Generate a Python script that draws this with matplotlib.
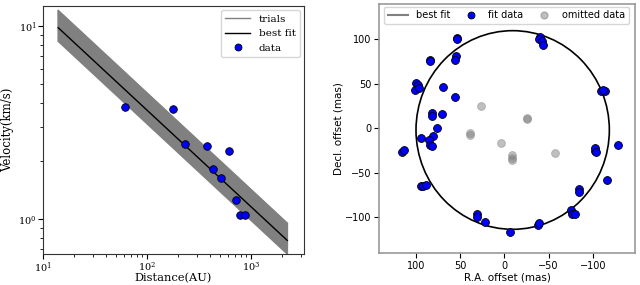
import numpy as np
import matplotlib
matplotlib.use("Agg")
import matplotlib.pyplot as plt
from matplotlib.lines import Line2D
from matplotlib.patches import Ellipse

# ---- left panel data ----
dist_au = [61.8, 176.6, 233, 375, 618, 428, 510, 722, 778, 875]
vel_kms = [3.82, 3.70, 2.45, 2.40, 2.25, 1.81, 1.63, 1.25, 1.05, 1.05]
fit_coef = 36.7          # v = coef * r^-0.5
fit_index = -0.5
trial_factors = np.linspace(0.85, 1.23, 40)
r_range = [14, 2240]

# ---- right panel data ----
fit_ra = [53.6, 54.0, 84.5, 83.8, 55.1, 55.8, 99.6, 97.7, 100.8, 96.2, 69.8, 56.2,
          81.5, 82.3, 70.2, 76.2, 94.3, 80.4, 85.3, 84.2, 81.9, 115.8, 113.2,
          94.7, 91.7, 88.7, 30.9, 30.6, 21.5, -6.8, -38.1, -39.6, -75.8, -77.0,
          -80.4, -84.9, -84.2, -102.6, -103.0, -103.8, -128.7, -116.2, -109.4,
          -114.3, -112.0, -40.4, -39.6, -42.6, -43.4]
fit_dec = [101.1, 100.0, 76.4, 75.6, 81.2, 76.4, 50.5, 48.6, 42.6, 44.8, 46.0, 34.7,
           16.7, 14.1, 16.3, -0.2, -11.4, -9.2, -13.3, -19.3, -19.7, -26.5, -24.2,
           -65.5, -65.1, -64.0, -96.2, -100.0, -106.0, -117.3, -109.0, -106.4,
           -92.1, -96.2, -96.6, -68.9, -71.5, -25.3, -22.7, -27.2, -18.9, -58.7,
           42.2, 41.8, 43.0, 102.6, 100.0, 98.5, 94.0]
omit_ra = [26.0, 4.2, -57.4, 38.5, 38.7, -25.7, -25.9, -8.3, -8.3, -8.2]
omit_dec = [24.6, -16.3, -28.0, -5.8, -8.1, 11.1, 10.0, -30.6, -33.6, -35.5]
circ_center = (-9.4, -2.1)
circ_width = 218.8
circ_height = 223.6

plt.rcParams['mathtext.fontset'] = 'dejavuserif'
fig = plt.figure(figsize=(6.4, 2.85), dpi=100)

# ---------------- left ----------------
ax1 = fig.add_axes([0.0672, 0.1088, 0.4078, 0.870])
r = np.logspace(np.log10(r_range[0]), np.log10(r_range[1]), 50)
for f in trial_factors:
    ax1.plot(r, fit_coef * f * r ** fit_index, color='gray', lw=1.0, zorder=1)
ax1.plot(r, fit_coef * r ** fit_index, color='black', lw=1.0, zorder=2)
ax1.scatter(dist_au, vel_kms, s=30, color='blue', edgecolor='black', lw=0.6, zorder=3)
ax1.set_xscale('log')
ax1.set_yscale('log')
ax1.set_xlim(10, 3240)
ax1.set_ylim(0.66, 12.7)
serif = {'family': 'DejaVu Serif'}
ax1.set_xlabel('Distance(AU)', fontsize=8.2, fontdict=serif)
ax1.set_ylabel('Velocity(km/s)', fontsize=8.5, fontdict=serif)
ax1.xaxis.set_label_coords(0.5, -0.077)
ax1.yaxis.set_label_coords(-0.11, 0.5)
ax1.tick_params(labelsize=7, pad=1)
for lab in ax1.get_xticklabels() + ax1.get_yticklabels():
    lab.set_family('DejaVu Serif')
for s in ax1.spines.values():
    s.set_color('#333333')
handles1 = [Line2D([], [], color='gray', lw=1),
            Line2D([], [], color='black', lw=1),
            Line2D([], [], marker='o', ls='', color='blue', markeredgecolor='black',
                   markeredgewidth=0.6, markersize=5)]
ax1.legend(handles1, ['trials', 'best fit', 'data'], loc='upper right',
           prop={'family': 'DejaVu Serif', 'size': 7.5}, handlelength=2.4,
           borderaxespad=0.4)

# ---------------- right ----------------
ax2 = fig.add_axes([0.5927, 0.1112, 0.40, 0.8747])
ell = Ellipse(circ_center, circ_width, circ_height, fill=False, color='black', lw=1.2)
ax2.add_patch(ell)
ax2.scatter(omit_ra, omit_dec, s=32, color='gray', alpha=0.5, edgecolor='gray', lw=0.6, zorder=3)
ax2.scatter(fit_ra, fit_dec, s=32, color='blue', edgecolor='black', lw=0.6, zorder=4)
ax2.set_xlim(141.5, -148.2)
ax2.set_ylim(-140.9, 139.7)
ax2.set_xticks([100, 50, 0, -50, -100])
ax2.set_yticks([100, 50, 0, -50, -100])
ax2.tick_params(labelsize=7, pad=2)
ax2.set_xlabel('R.A. offset (mas)', fontsize=7.5, labelpad=1)
ax2.set_ylabel('Decl. offset (mas)', fontsize=7.5, labelpad=1)
for s in ax2.spines.values():
    s.set_color('#999999')
    s.set_linewidth(1.2)
handles2 = [Line2D([], [], color='gray', lw=1.5),
            Line2D([], [], marker='o', ls='', color='blue', markeredgecolor='black',
                   markeredgewidth=0.6, markersize=5),
            Line2D([], [], marker='o', ls='', color='gray', alpha=0.5,
                   markeredgecolor='gray', markersize=5)]
ax2.legend(handles2, ['best fit', 'fit data', 'omitted data'], loc='upper left',
           ncol=3, mode='expand', bbox_to_anchor=(0.02, 0.99, 0.955, 0),
           fontsize=7, borderaxespad=0, handlelength=2)

fig.savefig('out.png', dpi=100)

**What is required**
Reproduce exactly the run of lines that opens the listing and closes with the line holding "from matplotlib.patches import Ellipse". Pictures are excluded.

**Answer for the task**
Generate a Python script that draws this with matplotlib.
import numpy as np
import matplotlib
matplotlib.use("Agg")
import matplotlib.pyplot as plt
from matplotlib.lines import Line2D
from matplotlib.patches import Ellipse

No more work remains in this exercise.